Where Can I Find Beauty Of Nature Quotes By Famous Poets?

2025-08-26 09:47:18 114

3 Answers

Ivan
Ivan
2025-08-30 14:02:10
Whenever I need a short, lovely nature quote I hit a few repeat spots: Poetry Foundation, Poets.org, Project Gutenberg for classics, and Wikiquote or Goodreads for quick grabs. I love checking translations for non-English poets—Bashō, Rumi, Tagore—and comparing how different translators handle an image like a falling leaf. Sometimes I wander into physical anthologies at the library or a used bookstore; pulling a slim poetry book off a shelf and reading a page in the sunlight is unbeatable. For context and authenticity, always track the poem and stanza before you pin or quote it—I've been surprised by how often a line sounds different once you read the whole poem. If you're collecting, make a little file with poet, poem title, and source so you can find the full piece later.
Violet
Violet
2025-09-01 06:53:23
If I'm in a rush to find beautiful nature lines, I usually split my search between curated sites and community collections. Start with websites like Poetry Foundation and Poets.org for authoritative texts and poet bios—those are my go-tos for verified lines. For quick quote-hunting, Wikiquote and Goodreads pull together memorable extracts, but treat them as starting points and double-check in the original poem; context matters, especially with poets like Emily Dickinson or Robert Frost.

I also use library catalogs and anthologies. Searching your local or university library for titles like 'The Oxford Book of English Verse' or collections of Mary Oliver and Bashō will give you both famous lines and lesser-known gems. For non-English poets, search for multiple translations—Rumi, Tagore, and the Japanese haiku masters can read very different depending on the translator. Social platforms are surprisingly useful: Instagram poetry accounts, Tumblr archives, and Twitter threads often collect seasonal lines and link back to sources. Finally, if you want to hear the cadence, look up recordings or podcasts; a line about dawn or wild geese lands differently when spoken aloud.
Nora
Nora
2025-09-01 23:15:55
I've got a whole mental map of places I go when I want nature poetry—it's a little ritual for me: kettle on, window cracked, and a screen of words.
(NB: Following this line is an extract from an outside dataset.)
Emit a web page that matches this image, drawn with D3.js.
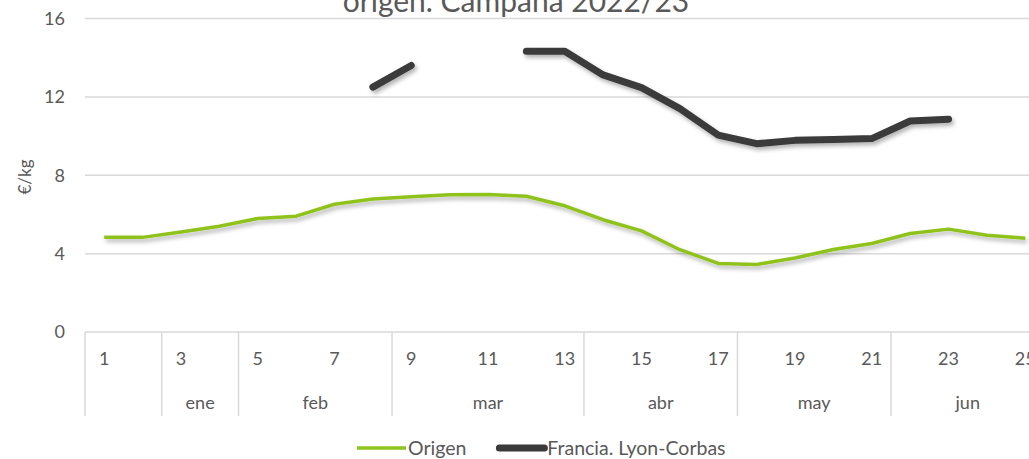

For searchable, reliable text I always start with Poetry Foundation and Poets.org; they have curated pages for poets like Mary Oliver, William Wordsworth, John Keats, and Walt Whitman, and you can filter by topic (try searching 'nature' or 'seasons'). For older poems that are in the public domain, Project Gutenberg and the Internet Archive are gold—I've pulled lines from 'Leaves of Grass' and 'Lyrical Ballads' that way while working on a playlist of rainy-day reads.

If I want quick, shareable quotes to pin on a mood board or drop into a journal, Goodreads and Wikiquote are super handy. They give one-liners and attributions, but I always click through to the original poem to make sure the line isn't taken out of context—it's something I learned after I used a fragment from 'To Autumn' and then re-read the stanza and loved the full sweep of it. For international flavor, look for translated collections: 'The Essential Rumi', Tagore's poetry, or Bashō's haiku anthologies (translations vary wildly, so compare a couple).

Beyond websites, I hunt in anthologies and physical books—college library stacks, secondhand bookshops, and the old Penguin poetry compendiums. Audiobook readings, poetry podcasts, and YouTube recitations also give the lines a new life; hearing someone read Keats aloud made 'a thing of beauty' hit me differently. If you're collecting quotes, I keep a tiny notebook and a folder of screenshots labeled by poem, poet, and line so I don’t lose context or the mood that drew me to the line in the first place.